Core testing is also referred to as:

  • Core analysis — the broad term encompassing all laboratory measurements on retrieved core samples, from routine porosity-permeability to full SCAL suites.
  • Core lab analysis — informal usage emphasizing that tests are conducted in a specialized laboratory rather than at the wellsite.
  • Petrophysical core analysis — specifically denotes the subset of tests (RCA and SCAL) that yield parameters for petrophysical interpretation and reservoir simulation, distinct from geomechanical testing.
  • Geomechanical testing — the subset focused on mechanical properties (UCS, triaxial, Brazilian tensile) used for wellbore stability and hydraulic fracture modeling.

Related terms: core barrel, coring, relative permeability, special core analysis, wellbore stability, hydraulic fracturing, reservoir simulation.

Frequently Asked Questions About Core Testing

Why does ambient-condition testing differ from reservoir-condition testing?

At ambient conditions, pore pressure is zero and confining stress is atmospheric. In the reservoir, pores are under fluid pressure of several thousand psi and the rock is compressed by effective stresses from overburden, horizontal stresses, and pore pressure. These stresses close microcracks and grain contacts, increasing both mechanical stiffness and apparent strength. Permeability in stress-sensitive formations can be 2–10 times lower at reservoir conditions than at ambient. For tight gas, shale, and carbonate reservoirs, reservoir-condition testing is often mandatory to obtain accurate input data for frac design and simulation. Ambient tests remain appropriate for high-porosity, low-stress-sensitivity sands where the stress correction is small.

How are core test results integrated with wireline log data?

Core data provide ground-truth calibration for log-derived properties. Compressional and shear sonic slownesses (Vp, Vs) from dipole sonic logs are used to compute dynamic elastic moduli. These dynamic values are then calibrated against static Young's modulus and Poisson's ratio from triaxial core tests at the same depths, yielding empirical correlations specific to the formation that allow log-derived static geomechanical models to be built along the entire wellbore interval. Similarly, core porosity and permeability data anchor the log-to-core porosity transform so that continuous porosity logs can be converted to reliable reservoir properties.

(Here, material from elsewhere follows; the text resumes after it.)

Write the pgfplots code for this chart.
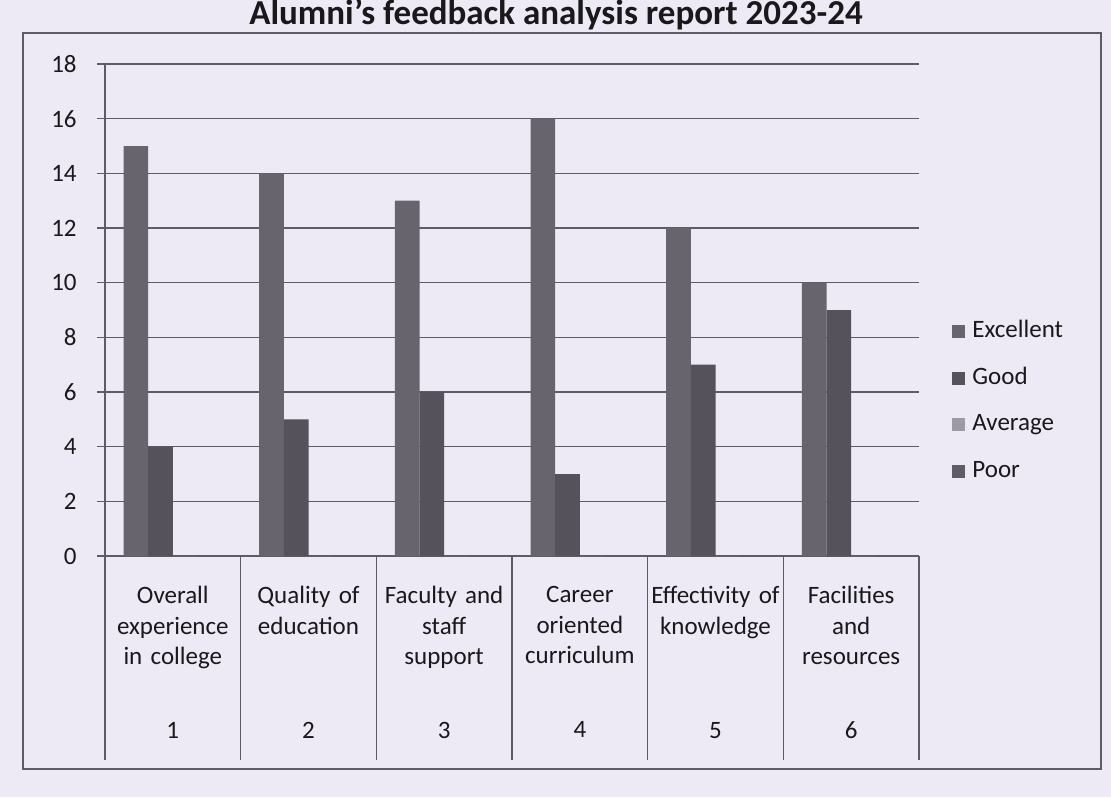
\documentclass[border=0pt]{standalone}
\usepackage{pgfplots}
\usepackage{pgfplotstable}
\pgfplotsset{compat=1.18}
\usepackage{fontspec}
\setmainfont{Carlito}
\definecolor{bgc}{RGB}{237,233,245}
\definecolor{linec}{RGB}{95,91,101}
\definecolor{exc}{RGB}{104,100,109}
\definecolor{goo}{RGB}{86,82,92}
\definecolor{ave}{RGB}{158,154,164}
\definecolor{poo}{RGB}{96,92,102}
\definecolor{txt}{RGB}{25,25,28}
\pgfplotsset{sqleg/.style={legend image code/.code={\fill[##1] (0pt,-3.25pt) rectangle (6.5pt,3.25pt);}}}

\pgfplotstableread{
x exc good avg poor
0.5 15 4 0 0
1.5 14 5 0 0
2.5 13 6 0 0
3.5 16 3 0 0
4.5 12 7 0 0
5.5 10 9 0 0
}\datatable

\begin{document}
\begin{tikzpicture}[x=1pt,y=1pt]
\fill[bgc] (0,0) rectangle (555.5,-398.5);
\path[use as bounding box] (0,0) rectangle (555.5,-398.5);
\draw[linec, line width=0.7pt] (11.5,-16.5) rectangle (550.5,-384.5);
\node[anchor=base, font=\fontsize{17.5}{21}\selectfont\bfseries, text=txt, inner sep=0pt] at (278,-12.5) {Alumni's feedback analysis report 2023-24};
\begin{axis}[
  at={(52.5pt,-278pt)}, anchor=origin,
  scale only axis, width=407pt, height=246pt,
  clip=false,
  ybar=0pt, bar width=0.181818,
  xmin=0, xmax=6, ymin=0, ymax=18,
  axis x line*=bottom, axis y line*=left,
  axis line style={linec, line width=0.7pt},
  ytick={0,2,...,18},
  ymajorgrids, grid style={linec, line width=0.7pt},
  tick align=outside, major tick length=4pt,
  tick style={linec, line width=0.7pt},
  xtick={0.5,1.5,2.5,3.5,4.5,5.5},
  xtick style={draw=none},
  xticklabels={
    {Overall\\experience\\in college\\[21.75pt]1},
    {Quality of\\education\\[37pt]2},
    {Faculty and\\staff\\support\\[21.75pt]3},
    {Career\\oriented\\curriculum\\[21.75pt]4},
    {Effectivity of\\knowledge\\[37pt]5},
    {Facilities\\and\\resources\\[21.75pt]6}},
  xticklabel style={text width=67pt, align=center, anchor=north, inner sep=0pt,
    font=\fontsize{12.5}{15.25}\selectfont, text=txt, yshift=-11pt},
  yticklabel style={font=\fontsize{12.5}{15.25}\selectfont, text=txt, inner sep=0pt, xshift=-10pt},
  /pgf/number format/assume math mode=true,
  legend style={at={(1.0332,0.4898)}, anchor=north west, draw=none, fill=none,
    font=\fontsize{12.5}{15.25}\selectfont, text=txt, row sep=11.35pt,
    nodes={inner sep=0pt, text height=9pt, text depth=3pt},
    /tikz/every odd column/.append style={column sep=3.5pt}},
  legend cell align=left,
]
\addplot[fill=exc, draw=none, sqleg] table[x=x,y=exc]{\datatable};
\addplot[fill=goo, draw=none, sqleg] table[x=x,y=good]{\datatable};
\addplot[fill=ave, draw=none, sqleg] table[x=x,y=avg]{\datatable};
\addplot[fill=poo, draw=none, sqleg] table[x=x,y=poor]{\datatable};
\legend{Excellent,Good,Average,Poor}
\draw[linec, line width=0.7pt] (axis cs:0,0) -- ++(0pt,-102pt);
\draw[linec, line width=0.7pt] (axis cs:1,0) -- ++(0pt,-102pt);
\draw[linec, line width=0.7pt] (axis cs:2,0) -- ++(0pt,-102pt);
\draw[linec, line width=0.7pt] (axis cs:3,0) -- ++(0pt,-102pt);
\draw[linec, line width=0.7pt] (axis cs:4,0) -- ++(0pt,-102pt);
\draw[linec, line width=0.7pt] (axis cs:5,0) -- ++(0pt,-102pt);
\draw[linec, line width=0.7pt] (axis cs:6,0) -- ++(0pt,-102pt);
\end{axis}
\end{tikzpicture}
\end{document}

What is the minimum number of core plugs needed for a statistically valid geomechanical model?

Industry practice typically calls for a minimum of five to seven UCS measurements per distinct lithofacies to define a representative mean and standard deviation for probabilistic wellbore stability analysis. For a triaxial failure envelope, a minimum of three confining pressures is needed to constrain the Mohr-Coulomb parameters, but five stress states are preferred to detect curvature in the failure envelope. SCAL relative permeability requires samples from each major rock type (typically three to five rock types per reservoir), with full saturation-path drainage and imbibition cycles measured on representative plugs to capture hysteresis.

Why Core Testing Matters in Oil and Gas

Core testing sits at the intersection of every major reservoir engineering and drilling engineering decision. Without UCS and triaxial data, wellbore stability models rely on empirical correlations that may be off by 30–50% for unfamiliar lithologies, leading to wellbore instability, stuck pipe, or casing failures. Without accurate relative permeability and capillary pressure curves, reservoir simulators cannot reliably forecast water breakthrough, gas-oil ratio evolution, or ultimate recovery factor — the numbers that underpin the economic case for development. As unconventional resource plays have grown to dominate new drilling activity, core testing has become even more critical because tight-rock properties are highly heterogeneous and cannot be adequately characterized by logs alone. Investment in a comprehensive core testing program early in the appraisal phase reduces subsurface uncertainty and consistently improves the quality of field development decisions.